Rep. Sander Levin, D-Mich., the ranking Democratic member of the House Ways and Means Committee, also weighed in. “I welcome the opportunity to work with the President on the shared goal of ensuring our government agencies operate as efficiently and effectively as possible," he said in a statement. "Congress should consider the President’s request regarding executive authority to reorganize the government. As we do so, we must ensure a meaningful role for Congress on all reorganization proposals at every juncture. Regarding the example cited by the President, it is important to recall that Congress established the Office of the U.S. Trade Representative, within the Executive Office of the President, because our trade objectives were not adequately negotiated, implemented or emphasized when trade negotiators and enforcers were part of a broader agency.”
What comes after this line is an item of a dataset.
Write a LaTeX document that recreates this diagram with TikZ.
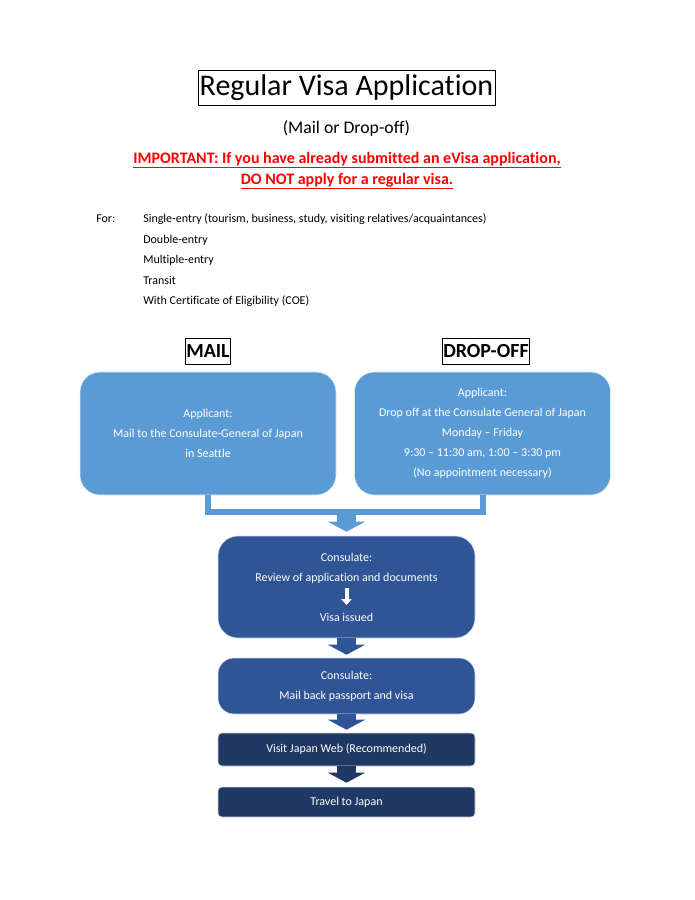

“The enactment of trade agreements has been a hard slog with the President," said Sen. Chuck Grassley, R-Iowa, the ranking Republican member of the Senate Judiciary Committee. "Any reorganization that disrupts trade negotiations and expanded markets for U.S. businesses and farmers would cause me serious concern.  Consolidation that doesn’t hurt export opportunities might make sense. Congress will need to look at this proposal carefully.  It’s not surprising that the President is focusing on this area for consolidation. Trade is already a lower priority than it should be for this White House.”